**Information shown**
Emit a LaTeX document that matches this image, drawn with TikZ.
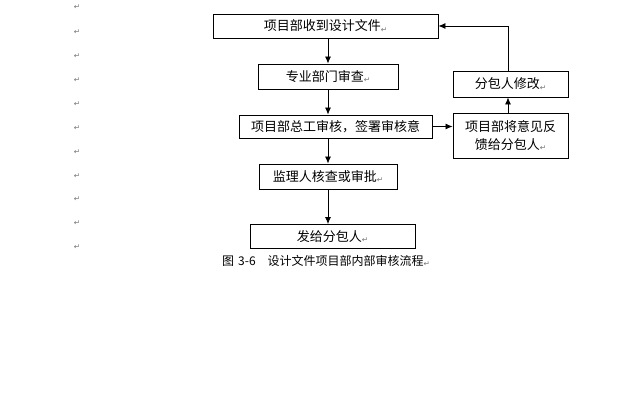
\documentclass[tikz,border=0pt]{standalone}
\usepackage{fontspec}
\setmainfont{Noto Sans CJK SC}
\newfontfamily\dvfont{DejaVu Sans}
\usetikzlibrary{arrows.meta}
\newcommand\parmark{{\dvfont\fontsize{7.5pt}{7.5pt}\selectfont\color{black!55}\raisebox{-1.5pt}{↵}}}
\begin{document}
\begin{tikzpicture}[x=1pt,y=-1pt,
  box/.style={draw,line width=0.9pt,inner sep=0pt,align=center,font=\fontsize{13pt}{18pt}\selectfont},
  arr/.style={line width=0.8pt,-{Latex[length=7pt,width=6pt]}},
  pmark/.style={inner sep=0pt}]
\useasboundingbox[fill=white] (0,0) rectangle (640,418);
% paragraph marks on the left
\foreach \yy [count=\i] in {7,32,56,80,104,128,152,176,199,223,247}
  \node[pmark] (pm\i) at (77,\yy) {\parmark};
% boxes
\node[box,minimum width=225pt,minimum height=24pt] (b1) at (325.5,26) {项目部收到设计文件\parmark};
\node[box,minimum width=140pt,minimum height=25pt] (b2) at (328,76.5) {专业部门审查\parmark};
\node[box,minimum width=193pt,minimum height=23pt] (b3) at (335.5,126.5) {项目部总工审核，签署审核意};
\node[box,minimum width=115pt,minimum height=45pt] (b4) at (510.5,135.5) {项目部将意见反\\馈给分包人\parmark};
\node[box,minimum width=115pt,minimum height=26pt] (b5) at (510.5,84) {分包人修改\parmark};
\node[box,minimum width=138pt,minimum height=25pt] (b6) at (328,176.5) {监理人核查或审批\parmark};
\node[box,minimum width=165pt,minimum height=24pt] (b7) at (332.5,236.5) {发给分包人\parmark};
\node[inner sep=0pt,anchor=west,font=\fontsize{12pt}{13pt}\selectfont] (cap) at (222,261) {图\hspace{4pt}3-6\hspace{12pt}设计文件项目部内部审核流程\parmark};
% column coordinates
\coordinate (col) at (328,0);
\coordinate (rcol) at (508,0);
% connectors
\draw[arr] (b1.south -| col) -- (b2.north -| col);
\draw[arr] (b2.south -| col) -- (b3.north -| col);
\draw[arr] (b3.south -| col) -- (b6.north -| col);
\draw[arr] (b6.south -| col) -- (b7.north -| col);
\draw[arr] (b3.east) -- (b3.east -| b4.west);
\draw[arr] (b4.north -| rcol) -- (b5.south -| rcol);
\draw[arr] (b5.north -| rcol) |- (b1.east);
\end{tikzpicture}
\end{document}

**Required task**
Pictures in the data above should not be copied; transcribe everything else exactly.

**Answer for this exercise**
Emit a LaTeX document that matches this image, drawn with TikZ.
\documentclass[tikz,border=0pt]{standalone}
\usepackage{fontspec}
\setmainfont{Noto Sans CJK SC}
\newfontfamily\dvfont{DejaVu Sans}
\usetikzlibrary{arrows.meta}
\newcommand\parmark{{\dvfont\fontsize{7.5pt}{7.5pt}\selectfont\color{black!55}\raisebox{-1.5pt}{↵}}}
\begin{document}
\begin{tikzpicture}[x=1pt,y=-1pt,
  box/.style={draw,line width=0.9pt,inner sep=0pt,align=center,font=\fontsize{13pt}{18pt}\selectfont},
  arr/.style={line width=0.8pt,-{Latex[length=7pt,width=6pt]}},
  pmark/.style={inner sep=0pt}]
\useasboundingbox[fill=white] (0,0) rectangle (640,418);
% paragraph marks on the left
\foreach \yy [count=\i] in {7,32,56,80,104,128,152,176,199,223,247}
  \node[pmark] (pm\i) at (77,\yy) {\parmark};
% boxes
\node[box,minimum width=225pt,minimum height=24pt] (b1) at (325.5,26) {项目部收到设计文件\parmark};
\node[box,minimum width=140pt,minimum height=25pt] (b2) at (328,76.5) {专业部门审查\parmark};
\node[box,minimum width=193pt,minimum height=23pt] (b3) at (335.5,126.5) {项目部总工审核，签署审核意};
\node[box,minimum width=115pt,minimum height=45pt] (b4) at (510.5,135.5) {项目部将意见反\\馈给分包人\parmark};
\node[box,minimum width=115pt,minimum height=26pt] (b5) at (510.5,84) {分包人修改\parmark};
\node[box,minimum width=138pt,minimum height=25pt] (b6) at (328,176.5) {监理人核查或审批\parmark};
\node[box,minimum width=165pt,minimum height=24pt] (b7) at (332.5,236.5) {发给分包人\parmark};
\node[inner sep=0pt,anchor=west,font=\fontsize{12pt}{13pt}\selectfont] (cap) at (222,261) {图\hspace{4pt}3-6\hspace{12pt}设计文件项目部内部审核流程\parmark};
% column coordinates
\coordinate (col) at (328,0);
\coordinate (rcol) at (508,0);
% connectors
\draw[arr] (b1.south -| col) -- (b2.north -| col);
\draw[arr] (b2.south -| col) -- (b3.north -| col);
\draw[arr] (b3.south -| col) -- (b6.north -| col);
\draw[arr] (b6.south -| col) -- (b7.north -| col);
\draw[arr] (b3.east) -- (b3.east -| b4.west);
\draw[arr] (b4.north -| rcol) -- (b5.south -| rcol);
\draw[arr] (b5.north -| rcol) |- (b1.east);
\end{tikzpicture}
\end{document}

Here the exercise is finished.